The Ultimate Warrior's win at the end of the show, despite Hogan's match being treated as the Main Event earlier in the night, was designed to give the event a Warrior-focused ending.  Warrior's biggest match of his career would occur a few months later at Wrestlemania VI in which he defeated Hulk Hogan for the WWF World Heavyweight Championship.

As I mentioned earlier, Andre's quick elimination was designed to prolong his career.  The effects of his real-life gigantism were taking their toll and he was used mostly as a character in promos.  He was teamed with Haku going forward as The Colossal Connection so that the younger Haku could carry the load of actual in-ring wrestling for Andrea.

The match featuring Hulk Hogan and Zeus was the set up for a special show next month in December called "No Holds Barred: the Match vs The Movie."  Zeus (Tiny Lister,) who previously tagged with Randy Savage at Summerslam 89, was once again paired with Savage in a losing effort to the reunited Hulk Hogan and Brutus Beefcake in a steel cage match.

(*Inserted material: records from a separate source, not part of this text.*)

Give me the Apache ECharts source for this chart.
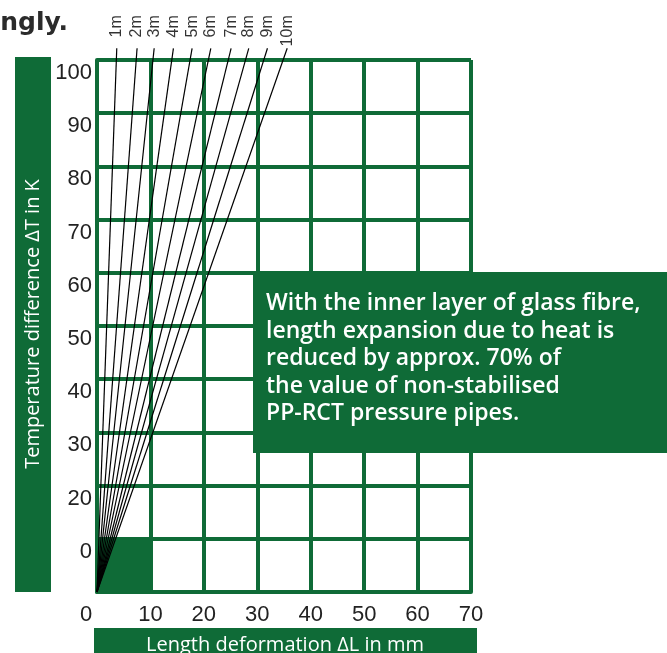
<!DOCTYPE html>
<html>
<head>
<meta charset="utf-8">
<script src="https://cdn.jsdelivr.net/npm/echarts@6/dist/echarts.min.js"></script>
<style>
html, body { margin: 0; padding: 0; background: #fff; }
#chart { width: 667px; height: 653px; }
</style>
</head>
<body>
<div id="chart"></div>
<script>
// 管长
const pipeLengths = ['1m', '2m', '3m', '4m', '5m', '6m', '7m', '8m', '9m', '10m'];
// 各条线顶端的长度变化 ΔL (mm)
const endDeformation = [3.7, 7.5, 10.7, 14.3, 17.8, 21.3, 25.1, 28.4, 31.9, 35.6];
// 各条线顶端的温差 ΔT (K)
const endTemperature = [102.2, 102.2, 102.2, 102.2, 102.2, 102.2, 102.2, 102.2, 102.2, 102.2];
// 坐标轴刻度
const xTickValues = [0, 10, 20, 30, 40, 50, 60, 70];
const yTickValues = [10, 20, 30, 40, 50, 60, 70, 80, 90, 100];
const yTickLabels = ['0', '20', '30', '40', '50', '60', '70', '80', '90', '100'];

const green = '#0f6b37';
const labelFont = "'Liberation Sans', Arial, sans-serif";

const chart = echarts.init(document.getElementById('chart'), null, { renderer: 'canvas' });

// 每条管长一条线，从原点出发
const lineSeries = pipeLengths.map(function (name, i) {
    return {
        name: name,
        type: 'line',
        symbol: 'none',
        clip: false,
        silent: true,
        z: 3,
        lineStyle: { color: '#000', width: 1.2 },
        data: [[0, 0], [endDeformation[i], endTemperature[i]]]
    };
});

// 左下角的绿色格子
lineSeries[0].markArea = {
    silent: true,
    itemStyle: { color: green },
    data: [[{ coord: [0, 0] }, { coord: [10, 10] }]]
};

// 线顶端的文字
const labelSeries = {
    type: 'scatter',
    symbolSize: 0,
    clip: false,
    silent: true,
    z: 4,
    data: pipeLengths.map(function (name, i) {
        return { name: name, value: [endDeformation[i], endTemperature[i]] };
    }),
    label: {
        show: true,
        position: 'inside',
        formatter: '{b}',
        rotate: 90,
        align: 'right',
        verticalAlign: 'middle',
        offset: [33, 0],
        color: '#000',
        fontSize: 16,
        fontFamily: labelFont
    }
};

const option = {
    animation: false,
    backgroundColor: '#fff',
    grid: { left: 97, right: 196, top: 60, bottom: 61 },
    xAxis: {
        type: 'value',
        min: 0,
        max: 70,
        interval: 10,
        axisLine: { show: true, lineStyle: { color: green, width: 4 } },
        axisTick: { show: false },
        splitLine: { show: true, lineStyle: { color: green, width: 4 } },
        axisLabel: {
            margin: 12,
            color: '#222',
            fontSize: 22,
            fontFamily: labelFont,
            formatter: function (v) {
                if (xTickValues.indexOf(v) < 0) return '';
                return v === 0 ? '{z|0}' : String(v);
            },
            rich: {
                z: { padding: [0, 22, 0, 0], color: '#222', fontSize: 22, fontFamily: labelFont }
            }
        }
    },
    yAxis: {
        type: 'value',
        min: 0,
        max: 100,
        interval: 10,
        axisLine: { show: true, lineStyle: { color: green, width: 4 } },
        axisTick: { show: false },
        splitLine: { show: true, lineStyle: { color: green, width: 4 } },
        axisLabel: {
            margin: 5,
            color: '#222',
            fontSize: 22,
            fontFamily: labelFont,
            verticalAlign: 'top',
            padding: [2, 0, 0, 0],
            formatter: function (v) {
                const k = yTickValues.indexOf(v);
                return k < 0 ? '' : yTickLabels[k];
            }
        }
    },
    graphic: [
        {
            type: 'text',
            x: 68,
            y: 23,
            style: {
                text: 'ngly.',
                align: 'right',
                verticalAlign: 'middle',
                fill: '#2b2b2b',
                font: "bold 25px 'DejaVu Sans', sans-serif"
            }
        },
        {
            type: 'rect',
            shape: { x: 15, y: 57, width: 36, height: 535 },
            style: { fill: green }
        },
        {
            type: 'text',
            x: 33,
            y: 324,
            rotation: Math.PI / 2,
            style: {
                text: 'Temperature difference ΔT in K',
                align: 'center',
                verticalAlign: 'middle',
                fill: '#fff',
                font: "20px 'Open Sans', sans-serif"
            }
        },
        {
            type: 'rect',
            shape: { x: 94, y: 628, width: 383, height: 30 },
            style: { fill: green }
        },
        {
            type: 'text',
            x: 285,
            y: 645,
            style: {
                text: 'Length deformation ΔL in mm',
                align: 'center',
                verticalAlign: 'middle',
                fill: '#fff',
                font: "20px 'Open Sans', sans-serif"
            }
        },
        {
            type: 'rect',
            z: 10,
            shape: { x: 253, y: 272, width: 420, height: 181 },
            style: { fill: green }
        },
        {
            type: 'text',
            z: 11,
            x: 266,
            y: 290,
            style: {
                text: 'With the inner layer of glass fibre,\nlength expansion due to heat is\nreduced by approx. 70% of\nthe value of non-stabilised\nPP-RCT pressure pipes.',
                verticalAlign: 'top',
                lineHeight: 27.5,
                fill: '#fff',
                font: "600 23px 'Open Sans', sans-serif"
            }
        }
    ],
    series: lineSeries.concat([labelSeries])
};

chart.setOption(option);
</script>
</body>
</html>
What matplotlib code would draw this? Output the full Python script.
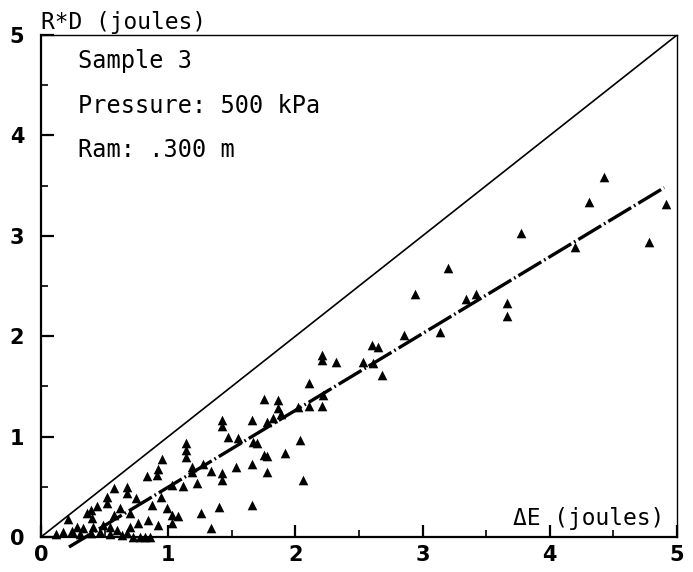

So, there you have it.  Starrcade was presented as an athletic competition while the WWF had larger than life colorful characters featured in fun storylines and had much better production values.  Starrcade featured some of my favorite childhood wrestlers, but, in looking back to review both of these shows I'd have to admit Survivor Series 1989 was a much better show.